Team is key to this tennis tourney McDonogh plays host to seven-school event; High Schools


McDonogh saw its regular season end on an unusual note when it lost to Gilman in the Maryland Interscholastic Athletic Association A Conference championship match. The Greyhounds scored a 4-2 victory that ended McDonogh's six-year run of championships.

But McDonogh coach Laddie Levy found something that might let his Eagles end their season on a much better note. The Eagles will be host to the National Boys Prep Team Tennis Championships, starting today and running through Wednesday, and a victory there would give Levy and his players a reason to smile once more.

McDonogh, led by No. 1 Chris Chiu (the co-All-City/County Player of the Year), No. 2 Zach Myers and No. 3 David Katz, has finished second in each of the tournament's first two years, and Levy is hoping for better this year against a tough field.

"It would be a great way for us to end the season after losing the MIAA championship," Levy said. "This tournament celebrates team tennis. On the high school level and the junior level, it's all individual, but this only recognizes what the team achieves."

The tournament is in its third year and consists of seven teams from five states. In addition to McDonogh, DeMatha and St. John's at Prospect Hall (Frederick) will represent Maryland. Deerfield (Mass.), the first-year champion, the Dwight School (N.Y.), Augusta Prep (Ga.) and Western Reserve (Ohio) make up the remainder of the field.

Each team will play six matches in a round robin, and the winner will be the school with the best record. No official championship match will be held.
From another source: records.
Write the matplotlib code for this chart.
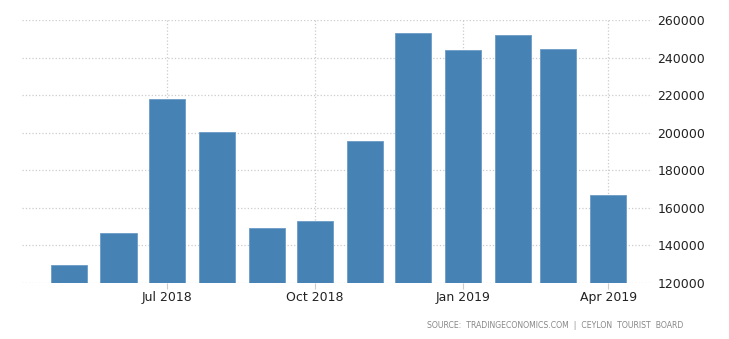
import matplotlib.pyplot as plt
import matplotlib.dates as mdates
import numpy as np
import pandas as pd

# Tourist arrivals, Sri Lanka (monthly)
months = ['2018-05', '2018-06', '2018-07', '2018-08', '2018-09', '2018-10',
          '2018-11', '2018-12', '2019-01', '2019-02', '2019-03', '2019-04']
arrivals = [129466, 146828, 217829, 200359, 149087, 153123,
            195582, 253169, 244239, 252033, 244328, 166975]
tick_months = ['2018-07', '2018-10', '2019-01', '2019-04']
tick_labels = ['Jul 2018', 'Oct 2018', 'Jan 2019', 'Apr 2019']
y_ticks = [120000, 140000, 160000, 180000, 200000, 220000, 240000, 260000]

dates = pd.to_datetime(months)
fig = plt.figure(figsize=(7.29, 3.39), dpi=100)
ax = fig.add_axes([0.030, 0.165, 0.864, 0.776])

ax.bar(dates, arrivals, width=22.4, color='#4682b4', edgecolor='#6a9bc6',
       linewidth=0.6, zorder=2)

ax.set_ylim(120000, 260000)
ax.set_xlim(pd.Timestamp('2018-04-02'), pd.Timestamp('2019-04-28'))

ax.set_xticks(pd.to_datetime(tick_months))
ax.set_xticklabels(tick_labels, fontsize=9, color='#222222')
ax.set_yticks(y_ticks)
ax.set_yticklabels([str(v) for v in y_ticks], fontsize=9, color='#222222')
ax.yaxis.tick_right()
ax.tick_params(axis='y', length=0, pad=4)
ax.tick_params(axis='x', length=4, color='#cccccc', pad=2)

ax.grid(True, color='#cccccc', linestyle=':', linewidth=0.9, zorder=0)
ax.set_axisbelow(True)
for s in ax.spines.values():
    s.set_visible(False)

fig.text(0.937, 0.041, 'SOURCE:  TRADINGECONOMICS.COM  |  CEYLON  TOURIST  BOARD',
         ha='right', va='center', fontsize=5.6, color='#888888')

fig.savefig('out.png', dpi=100)
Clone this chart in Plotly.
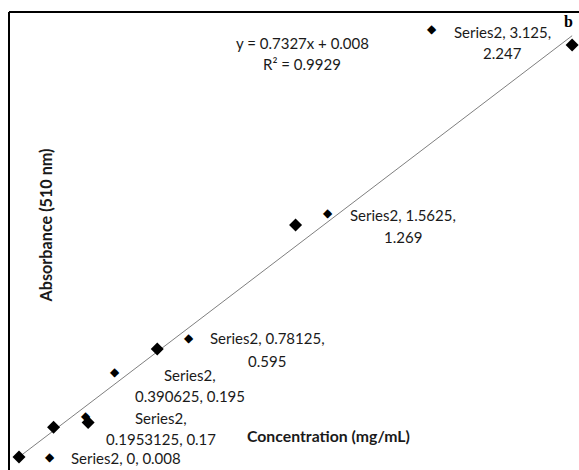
import plotly.graph_objects as go

# ---- data ----
conc = [0, 0.1953125, 0.390625, 0.78125, 1.5625, 3.125]
absorb = [0.008, 0.17, 0.195, 0.595, 1.269, 2.247]
series_name = "Series2"
slope = 0.7327
intercept = 0.008
r2 = 0.9929
x_title = "Concentration (mg/mL)"
y_title = "Absorbance (510 nm)"
panel_letter = "b"

W, H = 579, 470
# pixel mapping of the (hidden) axes
X0_PX, X_SCALE = 19, 177.0
Y0_PX, Y_SCALE = 458.5, 184.0
x_range = [(0 - X0_PX) / X_SCALE, (W - X0_PX) / X_SCALE]
y_range = [(Y0_PX - H) / Y_SCALE, (Y0_PX - 0) / Y_SCALE]

def px(x, y):
    return x / W, 1 - y / H

FONT = "Lato"
FS = 15
TXT = "#1a1a1a"

fig = go.Figure()

# trendline
tx = [min(conc), max(conc)]
ty = [slope * v + intercept for v in tx]
fig.add_trace(go.Scatter(x=tx, y=ty, mode="lines",
                         line=dict(color="#7f7f7f", width=1), hoverinfo="skip"))
# data points
fig.add_trace(go.Scatter(x=conc, y=absorb, mode="markers",
                         marker=dict(symbol="diamond", size=10, color="black"),
                         name=series_name))

# data labels with legend keys (offsets in px relative to each point)
# (key_dx, key_dy, text_dx, line1_dy, line2_dy)
label_layout = [
    (31, 0, 107, 1, None),
    (32, -11, 107, -9, 12),
    (27, -51, 102, -48, -27),
    (32, -11, 110, -11, 12),
    (32, -12, 107, -10, 12),
    (-140, -16, -70, -13, 8),
]
def fmt(v):
    return ("%.7f" % v).rstrip("0").rstrip(".") if v != 0 else "0"

for i, (xv, yv) in enumerate(zip(conc, absorb)):
    kdx, kdy, tdx, l1, l2 = label_layout[i]
    full = f"{series_name}, {fmt(xv)}, {fmt(yv)}"
    if i == 0:
        lines = [(l1, full)]
    elif i in (1, 2):
        lines = [(l1, f"{series_name},"), (l2, f"{fmt(xv)}, {fmt(yv)}")]
    else:
        lines = [(l1, f"{series_name}, {fmt(xv)},"), (l2, f"{fmt(yv)}")]
    fig.add_annotation(x=xv, y=yv, xref="x", yref="y", text="◆", showarrow=False,
                       xshift=kdx, yshift=-kdy, font=dict(size=12, color="black", family="DejaVu Sans"))
    for dy, t in lines:
        fig.add_annotation(x=xv, y=yv, xref="x", yref="y", text=t, showarrow=False,
                           xshift=tdx, yshift=-dy, font=dict(size=FS, color=TXT, family=FONT))

# equation
ex, ey = px(302, 32)
fig.add_annotation(x=ex, y=ey, xref="paper", yref="paper", showarrow=False,
                   text=f"y = {slope}x + {intercept}", font=dict(size=FS, color=TXT, family=FONT))
ex, ey = px(302, 53)
fig.add_annotation(x=ex, y=ey, xref="paper", yref="paper", showarrow=False,
                   text=f"R² = {r2}", font=dict(size=FS, color=TXT, family=FONT))

# axis titles
ax, ay = px(329, 447)
fig.add_annotation(x=ax, y=ay, xref="paper", yref="paper", showarrow=False,
                   text=f"<b>{x_title}</b>", font=dict(size=15.8, color=TXT, family=FONT))
ax, ay = px(34, 226)
fig.add_annotation(x=ax, y=ay, xref="paper", yref="paper", showarrow=False, textangle=-90,
                   text=f"<b>{y_title}</b>", font=dict(size=16.2, color=TXT, family=FONT))
ax, ay = px(568, 22)
fig.add_annotation(x=ax, y=ay, xref="paper", yref="paper", showarrow=False,
                   xanchor="center", yanchor="middle",
                   text=f"<b>{panel_letter}</b>", font=dict(size=16, color="black", family="Liberation Serif"))

# chart border (top and left visible)
bx, by = px(9, 12)
fig.add_shape(type="line", xref="paper", yref="paper", x0=bx, y0=by, x1=1.01, y1=by,
              line=dict(color="black", width=2))
fig.add_shape(type="line", xref="paper", yref="paper", x0=bx, y0=by, x1=bx, y1=-0.01,
              line=dict(color="black", width=2))

fig.update_layout(
    width=W, height=H, margin=dict(l=0, r=0, t=0, b=0),
    paper_bgcolor="white", plot_bgcolor="white", showlegend=False,
    xaxis=dict(range=x_range, visible=False, fixedrange=True),
    yaxis=dict(range=y_range, visible=False, fixedrange=True),
)
fig.write_html("out.html")
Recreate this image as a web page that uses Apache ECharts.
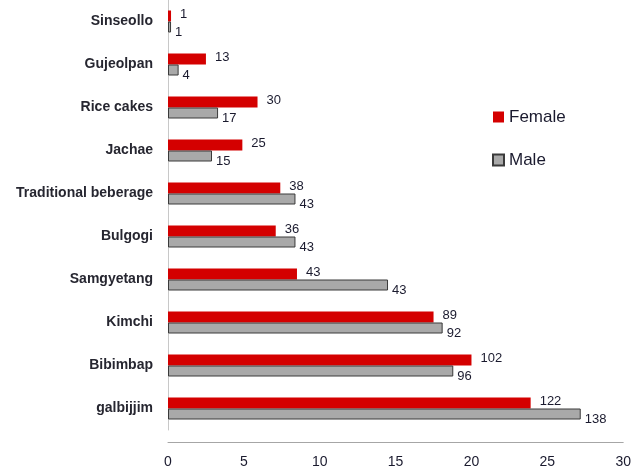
<!DOCTYPE html>
<html>
<head>
<meta charset="utf-8">
<script src="https://cdn.jsdelivr.net/npm/echarts@6/dist/echarts.min.js"></script>
<style>html,body{margin:0;padding:0;background:#fff;}#c{width:634px;height:473px;}</style>
</head>
<body>
<div id="c"></div>
<script>
var categories = ['Sinseollo','Gujeolpan','Rice cakes','Jachae','Traditional beberage','Bulgogi','Samgyetang','Kimchi','Bibimbap','galbijjim'];
var femaleValues = [0.2, 2.5, 5.9, 4.9, 7.4, 7.1, 8.5, 17.5, 20.0, 23.9];
var maleValues = [0.2, 0.7, 3.3, 2.9, 8.4, 8.4, 14.5, 18.1, 18.8, 27.2];
var femaleCounts = [1, 13, 30, 25, 38, 36, 43, 89, 102, 122];
var maleCounts = [1, 4, 17, 15, 43, 43, 43, 92, 96, 138];
var xTicks = [0, 5, 10, 15, 20, 25, 30];

var chart = echarts.init(document.getElementById('c'), null, {renderer: 'canvas'});
var font = 'Liberation Sans';
chart.setOption({
  animation: false,
  backgroundColor: '#ffffff',
  textStyle: {fontFamily: font},
  grid: {left: 168, right: 8, top: 0, bottom: 43, containLabel: false},
  legend: {
    orient: 'vertical',
    left: 487,
    top: 103,
    icon: 'rect',
    itemWidth: 11,
    itemHeight: 11,
    itemGap: 25,
    textStyle: {fontSize: 17, lineHeight: 18, color: '#1a1a2e', fontFamily: font, padding: [0,0,0,0]},
    data: ['Female', 'Male']
  },
  xAxis: {
    type: 'value',
    min: xTicks[0],
    max: xTicks[xTicks.length - 1],
    interval: 5,
    offset: 12,
    axisLine: {show: true, lineStyle: {color: '#a6a6a6', width: 1}},
    axisTick: {show: false},
    splitLine: {show: false},
    axisLabel: {fontSize: 14, color: '#1a1a2e', margin: 13, fontFamily: font}
  },
  yAxis: {
    type: 'category',
    inverse: true,
    data: categories,
    axisLine: {show: true, lineStyle: {color: '#c8c8c8', width: 1}},
    axisTick: {show: false},
    axisLabel: {fontSize: 14, fontWeight: 'bold', color: '#262630', margin: 15, fontFamily: font}
  },
  series: [
    {
      name: 'Female',
      type: 'bar',
      data: femaleValues,
      barWidth: 11,
      barGap: '0%',
      itemStyle: {color: '#d40000'},
      label: {
        show: true,
        position: 'right',
        distance: 9,
        offset: [0, -2],
        fontSize: 13,
        color: '#1a1a2e',
        fontFamily: font,
        formatter: function (p) { return femaleCounts[p.dataIndex]; }
      }
    },
    {
      name: 'Male',
      type: 'bar',
      data: maleValues,
      barWidth: 11,
      barGap: '0%',
      itemStyle: {color: '#a9a9a9', borderColor: '#3a3a3a', borderWidth: 1},
      label: {
        show: true,
        position: 'right',
        distance: 4,
        offset: [0, 5],
        fontSize: 13,
        color: '#1a1a2e',
        fontFamily: font,
        formatter: function (p) { return maleCounts[p.dataIndex]; }
      }
    }
  ]
});
</script>
</body>
</html>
The tournament is played under the NCAA format, under which the first team to win four points in a match wins at that point.

Defending champion Greenhill (Texas) chose not to compete this year.

Deerfield, Dwight and McDonogh are the favorites. The Eagles were second in the MIAA A Conference, Dwight was a contender for the Mayor's Cup in New York and Deerfield was one of the top two teams in New England.

One reason Levy has liked the idea of this tournament from the start is the concept of team tennis, which this competition promotes.

"I think team tennis is good for the kids," Levy said.

"It's wonderful. When you're on the court alone, you're alone, but when you're on the court with a team, players feed off each other. We put so much pressure on these young kids, I think it's great for them."